The same is true of  attending a Geisha show. Once you have come to terms with the feeling that the three-stringed Sanshin  are completely out of tune, the musicians have never played them before and the singers are ear-gratingly flat, the music slowly  starts to become alluring, and, combined with the grace, discipline, beauty and overwhelming sense of other-ness of the Geisha on stage, this is the closest you’ll get to time travel – nothing has changed. Utterly captivating.

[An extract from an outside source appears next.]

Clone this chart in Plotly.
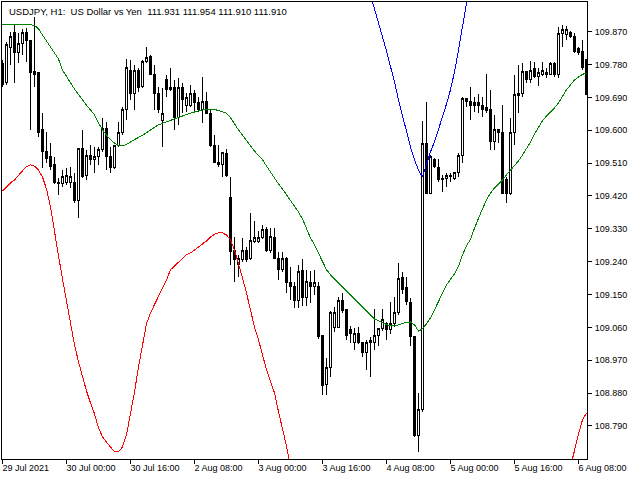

While Kyoto may be about preservation of the past, Hiroshima is the opposite. Many Japanese cities were totally destroyed by incendiary bombing during the war, as all traditional architecture was of wood and paper, but the instant destruction of the two atom bombs is, thankfully, unique. Despite Hiroshima now being a thriving, modern city, to stand next to the Genbaku Dome, the iconic building left as a memorial to the explosion, is chilling, as is visiting the Peace Memorial Museum, which pulls no punches whatsoever. Sitting with a coffee by the river watching two young girls singing and playing guitar was a moving reminder of the healing power of time.

A trip to Japan without a stay in a ryokan, the traditional Japanese inn, would be a sad omission. Our night in the Kai Hakone, nestling in the Swiss Alp-like mountains, was to immerse ourselves in the old culture. Having spent the day touring the hills in a series of funicular and cable railways, followed by a lake cruise in a pirate ship, we dressed in our yakuta and wooden sandals and shuffled down to the onsen, or communal hot spring baths, open on one side to trees and a flowing mountain stream. From there we shuffled further down to dinner, served in our private booth - a series of plates of utter visual and gastronomic beauty. That night, the futons were like clouds, and my dreams were of Japanese Horseback  Archers, but these were bowmen from Kamakura, not displaced dairy farmers from Ambridge.